I can't comment on the revenue numbers or the questions with the security exchange, but as a search marketing advertiser who was heavily involved in the Business Week cover story on click fraud with Yahoo/Google last year (with MostChoice.com), I can say there were definitely more concerns with Yahoo regarding their partner network and the distribution of their search ads. Unlike Google, Yahoo did not allow (and still doesn't as far as I can tell) an advertiser to opt out out of their "partners" in the search network, which were often of a dubious nature.
As the BW article detailed, many of these sites were traced back to companies with offshore bank accounts and illicit systems to generate false clicks, bleeding away advertisers budgets, most unaware of what was really going on.

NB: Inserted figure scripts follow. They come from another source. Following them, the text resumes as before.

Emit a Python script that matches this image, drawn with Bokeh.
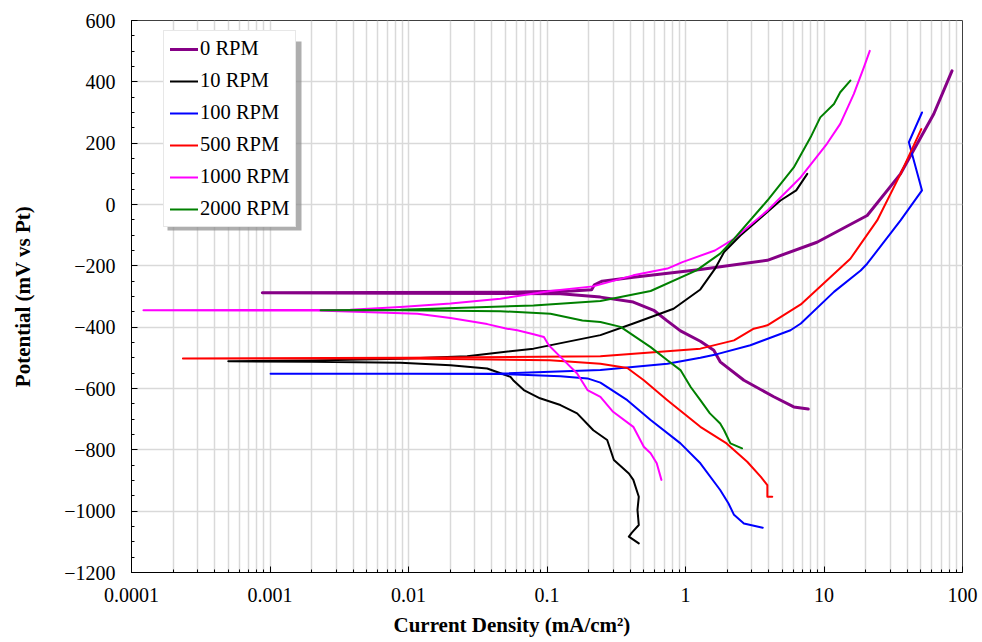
from bokeh.plotting import figure
from bokeh.models import FixedTicker, CustomJSTickFormatter, Legend, LegendItem, Title, BoxAnnotation, Node
from bokeh.embed import file_html
from bokeh.resources import INLINE

# ---- data (current density mA/cm^2, potential mV vs Pt), scan order ----
rpm0_i = [7.7, 6.05, 4.34, 2.64, 1.78, 1.6, 1.28, 0.92, 0.73, 0.59, 0.42, 0.243, 0.125, 0.0088, 0.00088,
          0.05, 0.15, 0.21, 0.22, 0.25, 0.42, 1.28, 3.9, 8.9, 20.5, 35.7, 62, 84]
rpm0_e = [-667, -660, -627, -573, -513, -475, -446, -412, -378, -345, -318, -302, -291, -289, -288,
          -286, -282, -278, -262, -250, -237, -212, -182, -123, -36, 100, 295, 436]

rpm10_i = [0.46, 0.39, 0.41, 0.46, 0.45, 0.46, 0.42, 0.39, 0.304, 0.272, 0.216, 0.165, 0.125, 0.089, 0.068,
           0.057, 0.0545, 0.037, 0.0201, 0.00875, 0.002, 0.0005,
           0.002, 0.00875, 0.0265, 0.08, 0.243, 0.42, 0.82, 1.28, 1.63, 1.9, 2.49, 4.85, 6.3, 7.57]
rpm10_e = [-1105, -1083, -1070, -1045, -996, -953, -898, -877, -833, -768, -736, -681, -654, -632, -605,
           -573, -562, -535, -524, -516, -513, -511,
           -509, -503, -495, -470, -426, -388, -340, -277, -210, -155, -101, 13, 46, 100]

rpm100_i = [3.61, 2.64, 2.24, 2.04, 1.78, 1.28, 0.92, 0.56, 0.38, 0.243, 0.196, 0.125, 0.046, 0.01, 0.00101,
            0.01, 0.046, 0.243, 0.74, 1.28, 1.69, 2.94, 5.73, 6.8, 11.8, 18.4, 20.5, 35.7, 51, 41, 51]
rpm100_e = [-1054, -1040, -1012, -974, -931, -844, -779, -703, -638, -581, -567, -560, -553, -552, -552,
            -552, -551, -540, -519, -500, -488, -459, -410, -388, -285, -215, -193, -52, 46, 203, 300]

rpm500_i = [4.23, 3.9, 3.9, 3.5, 2.79, 1.98, 1.28, 0.74, 0.5, 0.38, 0.243, 0.105, 0.01, 0.000235,
            0.01, 0.243, 1.28, 2.24, 3.11, 3.9, 6.8, 15.5, 24.2, 35.7, 50.4]
rpm500_e = [-953, -953, -915, -888, -839, -779, -725, -638, -573, -533, -519, -508, -502, -502,
            -500, -495, -470, -443, -405, -394, -326, -177, -52, 100, 246]

rpm1000_i = [0.67, 0.62, 0.56, 0.5, 0.42, 0.30, 0.243, 0.196, 0.165, 0.125, 0.103, 0.095, 0.08, 0.061, 0.0515,
             0.037, 0.0201, 0.0116, 0.00219, 0.000122,
             0.0038, 0.00875, 0.0201, 0.046, 0.106, 0.215, 0.42, 0.74, 0.95, 1.63, 2.24, 3.9, 6.8, 10.5, 13.1,
             16.4, 19.4, 21.4]
rpm1000_e = [-898, -844, -811, -790, -725, -676, -627, -605, -551, -497, -459, -432, -423, -410, -405,
             -390, -370, -356, -346, -345,
             -343, -334, -323, -307, -282, -267, -231, -209, -188, -150, -112, -20, 89, 198, 263,
             360, 447, 501]

rpm2000_i = [2.56, 2.11, 1.9, 1.78, 1.5, 1.28, 1.09, 0.92, 0.74, 0.56, 0.34, 0.243, 0.18, 0.106, 0.046,
             0.00875, 0.00232,
             0.00875, 0.08, 0.243, 0.56, 1.2, 1.78, 2.24, 3.9, 6.05, 8.0, 9.4, 11.8, 13.1, 15.5]
rpm2000_e = [-795, -779, -736, -714, -681, -638, -595, -540, -508, -465, -399, -383, -378, -356, -348,
             -345, -345,
             -343, -329, -315, -282, -215, -160, -112, 13, 121, 219, 284, 328, 366, 404]

series_labels = ["0 RPM", "10 RPM", "100 RPM", "500 RPM", "1000 RPM", "2000 RPM"]
series_i = [rpm0_i, rpm10_i, rpm100_i, rpm500_i, rpm1000_i, rpm2000_i]
series_e = [rpm0_e, rpm10_e, rpm100_e, rpm500_e, rpm1000_e, rpm2000_e]
series_colors = ["#860086", "#000000", "#0000FF", "#FF0000", "#FF00FF", "#008000"]
series_widths = [3, 2, 2, 2, 2, 2]

x_major = [0.0001, 0.001, 0.01, 0.1, 1, 10, 100]
x_minor = [m * d for d in [0.0001, 0.001, 0.01, 0.1, 1, 10] for m in range(2, 10)]
y_major = list(range(-1200, 601, 200))
y_minor = list(range(-1200, 601, 50))
x_title = "Current Density (mA/cm\u00b2)"
y_title = "Potential (mV vs Pt)"

FONT = "Liberation Serif"

p = figure(width=982, height=642, x_axis_type="log", x_range=(0.0001, 100), y_range=(-1200, 600),
           output_backend="svg", toolbar_location=None,
           min_border_left=131, min_border_right=20, min_border_top=20, min_border_bottom=69)
p.background_fill_color = "white"
p.border_fill_color = "white"
p.outline_line_color = "#404040"
p.outline_line_width = 1

p.xaxis.ticker = FixedTicker(ticks=x_major, minor_ticks=x_minor)
p.yaxis.ticker = FixedTicker(ticks=y_major, minor_ticks=y_minor)
p.xaxis.formatter = CustomJSTickFormatter(code="return Number(tick.toPrecision(6)).toString();")

for ax in (p.xaxis[0], p.yaxis[0]):
    ax.major_label_text_font = FONT
    ax.major_label_text_font_size = "20px"
    ax.major_label_text_color = "black"
    ax.axis_label_text_font = FONT
    ax.axis_label_text_font_style = "bold"
    ax.axis_label_text_color = "black"
    ax.axis_line_color = "black"
    ax.major_tick_in = 6
    ax.major_tick_out = 0
    ax.minor_tick_in = 3
    ax.minor_tick_out = 0
    ax.major_tick_line_color = "black"
    ax.minor_tick_line_color = "black"

p.yaxis.axis_label = y_title
p.yaxis.axis_label_text_font_size = "21px"
p.yaxis.axis_label_standoff = 26
p.xaxis.major_label_standoff = 15
p.yaxis.major_label_standoff = 16

# x-axis title offset from the frame centre, as in the reference
xtitle = Title(text=x_title, align="left", offset=262, standoff=12,
               text_font=FONT, text_font_size="21px", text_font_style="bold", text_color="black")
p.add_layout(xtitle, "below")

p.xgrid.grid_line_color = "#d9d9d9"
p.xgrid.grid_line_width = 1.5
p.xgrid.minor_grid_line_color = "#d9d9d9"
p.xgrid.minor_grid_line_width = 1.5
p.ygrid.grid_line_color = "#d9d9d9"
p.ygrid.grid_line_width = 1.5

items = []
for lab, xi, ye, col, w in zip(series_labels, series_i, series_e, series_colors, series_widths):
    r = p.line(xi, ye, line_color=col, line_width=w, line_join="round", line_cap="round")
    items.append(LegendItem(label=lab, renderers=[r]))

# legend drop shadow (frame-relative pixel offsets)
shadow = BoxAnnotation(left=Node(target="frame", symbol="left", offset=36),
                       right=Node(target="frame", symbol="left", offset=170),
                       top=Node(target="frame", symbol="top", offset=21),
                       bottom=Node(target="frame", symbol="top", offset=210),
                       fill_color="#8c8c8c", fill_alpha=0.7, line_color=None, level="overlay")
p.add_layout(shadow)

legend = Legend(items=items, location=(32, 345), background_fill_color="white", background_fill_alpha=1,
                border_line_color="#cfcfcf", label_text_color="black",
                label_text_font=FONT, label_text_font_size="20.5px", glyph_width=28, glyph_height=22,
                label_height=22, spacing=9, padding=6, margin=0, label_standoff=2)
p.add_layout(legend)

open("out.html", "w").write(file_html(p, INLINE))
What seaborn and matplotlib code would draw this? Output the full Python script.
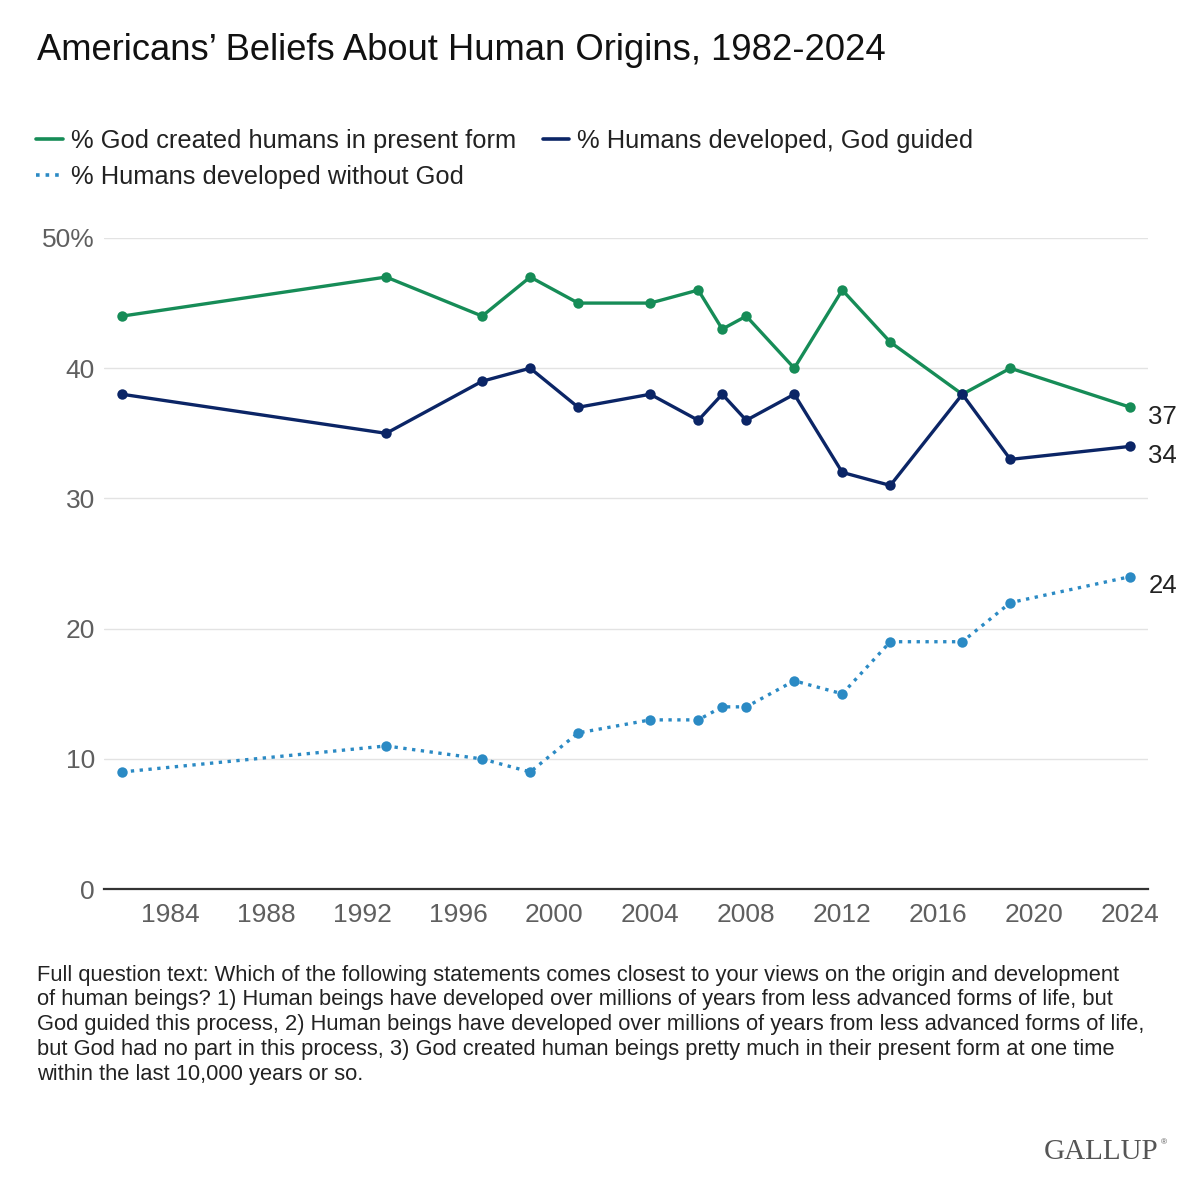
import numpy as np
import pandas as pd
import matplotlib
matplotlib.use("Agg")
import matplotlib.pyplot as plt
import seaborn as sns
from matplotlib.lines import Line2D

# --- data ---
years = [1982, 1993, 1997, 1999, 2001, 2004, 2006, 2007, 2008, 2010, 2012, 2014, 2017, 2019, 2024]
god_created = [44, 47, 44, 47, 45, 45, 46, 43, 44, 40, 46, 42, 38, 40, 37]
god_guided = [38, 35, 39, 40, 37, 38, 36, 38, 36, 38, 32, 31, 38, 33, 34]
without_god = [9, 11, 10, 9, 12, 13, 13, 14, 14, 16, 15, 19, 19, 22, 24]

series_names = ["% God created humans in present form",
                "% Humans developed, God guided",
                "% Humans developed without God"]
x_ticks = [1984, 1988, 1992, 1996, 2000, 2004, 2008, 2012, 2016, 2020, 2024]
y_ticks = [0, 10, 20, 30, 40, 50]
y_tick_labels = ["0", "10", "20", "30", "40", "50%"]

GREEN = "#168c57"
NAVY = "#0b2566"
LIGHT = "#2b8ac4"
GREY_TXT = "#5f5f5f"

sns.set_theme(style="white")
plt.rcParams['font.family'] = ['Liberation Sans', 'DejaVu Sans']

fig = plt.figure(figsize=(12, 12), dpi=100)
ax = fig.add_axes([0.0867, 0.259, 0.957 - 0.0867, 0.8017 - 0.259])

df = pd.DataFrame({"year": years, "created": god_created,
                   "guided": god_guided, "without": without_god})

styles = [("created", GREEN, "-"), ("guided", NAVY, "-"), ("without", LIGHT, ":")]
for col, colour, ls in styles:
    sns.lineplot(data=df, x="year", y=col, ax=ax, color=colour, linestyle=ls,
                 linewidth=2.4, marker="o", markersize=7.5, markeredgewidth=0,
                 clip_on=False, zorder=3)

# end labels
for col in ["created", "guided", "without"]:
    v = df[col].iloc[-1]
    ax.annotate(f"{v}", (df["year"].iloc[-1], v), xytext=(13, -7),
                textcoords="offset points", ha="left", va="center",
                fontsize=18.5, color="#222222", annotation_clip=False)

ax.set_xlim(1981.25, 2024.75)
ax.set_ylim(0, 50)
ax.set_xticks(x_ticks)
ax.set_yticks(y_ticks)
ax.set_yticklabels(y_tick_labels)
ax.tick_params(axis="both", length=0, labelsize=19, labelcolor=GREY_TXT)
ax.tick_params(axis="x", pad=10)
ax.tick_params(axis="y", pad=6.5)
ax.set_xlabel("")
ax.set_ylabel("")
for s in ["left", "right", "top"]:
    ax.spines[s].set_visible(False)
ax.spines["bottom"].set_color("#333333")
ax.spines["bottom"].set_linewidth(1.6)
ax.yaxis.grid(True, color="#e3e3e3", linewidth=1)
ax.xaxis.grid(False)
ax.set_axisbelow(True)

# legend
handles = [Line2D([0], [0], color=GREEN, lw=2.6),
           Line2D([0], [0], color=LIGHT, lw=2.6, linestyle=":"),
           Line2D([0], [0], color=NAVY, lw=2.6)]
labels = [series_names[0], series_names[2], series_names[1]]
fig.legend(handles, labels, loc="upper left", bbox_to_anchor=(0.011, 0.912),
           ncol=2, frameon=False, fontsize=18.4, handlelength=1.05,
           handletextpad=0.3, columnspacing=1.05, labelspacing=0.5,
           labelcolor="#222222")

fig.text(0.031, 0.958, "Americans\u2019 Beliefs About Human Origins, 1982-2024",
         fontsize=26.2, color="#111111", ha="left", va="center")

note = ("Full question text: Which of the following statements comes closest to your views on the origin and development\n"
        "of human beings? 1) Human beings have developed over millions of years from less advanced forms of life, but\n"
        "God guided this process, 2) Human beings have developed over millions of years from less advanced forms of life,\n"
        "but God had no part in this process, 3) God created human beings pretty much in their present form at one time\n"
        "within the last 10,000 years or so.")
fig.text(0.031, 0.196, note, fontsize=15.75, color="#222222", ha="left", va="top",
         linespacing=1.23)

fig.text(0.965, 0.04, "GALLUP", family=["Liberation Serif", "DejaVu Serif"],
         fontsize=21, color="#555555", ha="right", va="center")
fig.text(0.967, 0.048, "\u00ae", fontsize=6, color="#555555", ha="left", va="center")

fig.savefig("out.png", dpi=100, facecolor="white")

I believe other advertisers started to catch on and pull back their spend in certain key finance verticals which may have accounted for them missing their revenue targets.
Whether someone can be sued for losing market share is another question, but it is clear Yahoo needs to clean up their systems and allow more control and transparency to the process. With Google, you can select to only appear on Google, Google plus their search partners, Google + Content Network (at separate bid price) and it appears they are offering more targeting options everyday. Advertisers need to understand exactly what they are buying and where their ads are appearing, both for quality control/performance and also for liability issues. Major companies have gotten in trouble lately for their ads appearing in places like spyware pop-ups and junk sites which hurts their brand image and opens them up to lawsuits.
Yahoo has many wonderful properties and innovative features, but they need to clean up their backend and focus on their core products if they are going to survive against Google. Panama is a good start but I think they need to do much more.